Santhera’s randomized, double-blind, placebo-controlled Phase III trial (SIDEROS) designed to assess the efficacy of Raxone in delaying the loss of respiratory function in patients with DMD receiving concomitant glucocorticoid therapy is enrolling patients. The trial is currently recruiting patients in 56 centers in Europe and the US. The study duration is 18 months and completion of the trial is expected in H2 2020. If successful, this study will provide data that support use of Raxone in all DMD patients experiencing respiratory decline irrespective of their glucocorticoid use.

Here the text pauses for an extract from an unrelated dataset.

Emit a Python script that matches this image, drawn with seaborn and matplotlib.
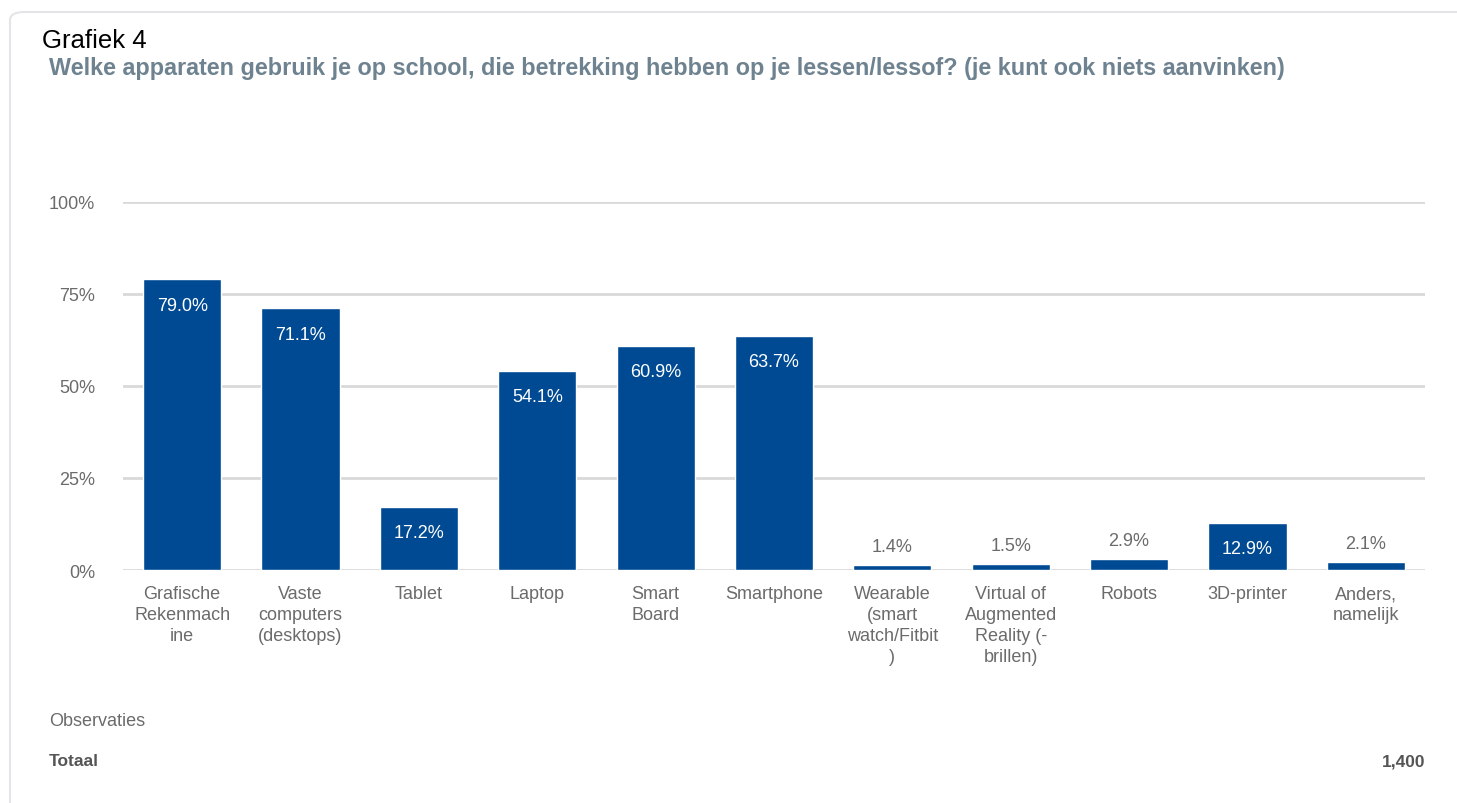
import matplotlib
matplotlib.use("Agg")
import matplotlib.pyplot as plt
from matplotlib.patches import FancyBboxPatch
import seaborn as sns
import pandas as pd

# data
categories = [
    "Grafische\nRekenmach\nine",
    "Vaste\ncomputers\n(desktops)",
    "Tablet",
    "Laptop",
    "Smart\nBoard",
    "Smartphone",
    "Wearable\n(smart\nwatch/Fitbit\n)",
    "Virtual of\nAugmented\nReality (-\nbrillen)",
    "Robots",
    "3D-printer",
    "Anders,\nnamelijk",
]
percentages = [79.0, 71.1, 17.2, 54.1, 60.9, 63.7, 1.4, 1.5, 2.9, 12.9, 2.1]
y_ticks = [0, 25, 50, 75, 100]
total_obs = "1,400"

df = pd.DataFrame({"categorie": categories, "pct": percentages})

sns.set_theme(style="white")
plt.rcParams["font.family"] = ["Liberation Sans", "DejaVu Sans"]

bar_color = "#004A93"
grey_text = "#6b6b6b"
grid_color = "#d9d9d9"

fig = plt.figure(figsize=(14.57, 8.04), dpi=100)

# card frame
frame = FancyBboxPatch((10 / 1457, -0.05), 1.2, (804 - 13) / 804 + 0.05,
                       boxstyle="round,pad=0,rounding_size=0.01",
                       transform=fig.transFigure, facecolor="white",
                       edgecolor="#e3e5e8", linewidth=1.5, zorder=-5)
fig.patches.append(frame)

ax = fig.add_axes([123 / 1457, (804 - 571) / 804, 1302 / 1457, 368 / 804])
ax.set_facecolor("none")
ax.set_zorder(2)

sns.barplot(data=df, x="categorie", y="pct", color=bar_color, width=0.66,
            saturation=1, ax=ax, zorder=3)

ax.set_xlim(-0.5, len(categories) - 0.5)
ax.set_ylim(0, 100)
ax.set_yticks(y_ticks)
ax.set_yticklabels([f"{t}%" for t in y_ticks])
for t in y_ticks:
    ax.axhline(t, color=grid_color, linewidth=2, zorder=1)

ax.set_xlabel("")
ax.set_ylabel("")
sns.despine(ax=ax, left=True, bottom=True)
ax.tick_params(axis="y", length=0, pad=20, labelsize=13, labelcolor=grey_text)
ax.tick_params(axis="x", length=0, pad=11, labelsize=13, labelcolor=grey_text)
for lbl in ax.get_xticklabels():
    lbl.set_verticalalignment("top")
    lbl.set_linespacing(1.3)

# value labels
for i, v in enumerate(percentages):
    if v >= 10:
        ax.text(i, v - 7.0, f"{v:.1f}%", ha="center", va="center",
                color="white", fontsize=13, zorder=4)
    else:
        ax.text(i, v + 2.8, f"{v:.1f}%", ha="center", va="bottom",
                color=grey_text, fontsize=13, zorder=4)

# titles
fig.text(42 / 1457, 1 - 41 / 804, "Grafiek 4", fontsize=18.5, color="black",
         va="center", ha="left")
fig.text(49 / 1457, 1 - 69 / 804,
         "Welke apparaten gebruik je op school, die betrekking hebben op je lessen/lessof? (je kunt ook niets aanvinken)",
         fontsize=16.8, color="#6e8290", fontweight="bold", va="center", ha="left")

# footer
fig.text(49 / 1457, 1 - 722 / 804, "Observaties", fontsize=13, color=grey_text,
         va="center", ha="left")
fig.text(49 / 1457, 1 - 762 / 804, "Totaal", fontsize=12.5, color="#555555",
         fontweight="bold", va="center", ha="left")
fig.text(1425 / 1457, 1 - 762 / 804, total_obs, fontsize=12.5, color="#555555",
         fontweight="bold", va="center", ha="right")

fig.savefig("out.png", dpi=100, facecolor="white")
plt.close(fig)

In December 2017, Santhera announced the launch of an educational disease awareness campaign for the DMD community in the U.S. The "Take a Breath DMD" campaign, TakeABreathDMD.com, underscores the importance of respiratory care and also helps people living with DMD and their families receive information to help manage respiratory complications, including information about breathing, coughing and pulmonary care.
The Phase I/II trial (IPPoMS) evaluating the safety and effectiveness of using Raxone to treat primary progressive multiple sclerosis (PPMS) has been completed. Top line study results of the trial which was carried out in collaboration with the U.S. National Institute of Neurological Disorders and Stroke (NINDS) are expected to be announced in Q1 2018.
The Phase I trial (CALLISTO) evaluating the safety and tolerability of omigapil in pediatric and adolescent patients with congenital muscular dystrophy (CMD) was also conducted in collaboration with NINDS. The study has been completed and the announcement of top line results is planned for early Q2 2018. Omigapil has a Fast Track Designation and a grant from the FDA’s Office of Orphan Products Development.
Guidance

For 2017, Santhera anticipates a net result of CHF -50 to -55 million.
For 2018, the Company expects net sales of Raxone for the currently approved indication LHON to reach CHF 28 to 30 million.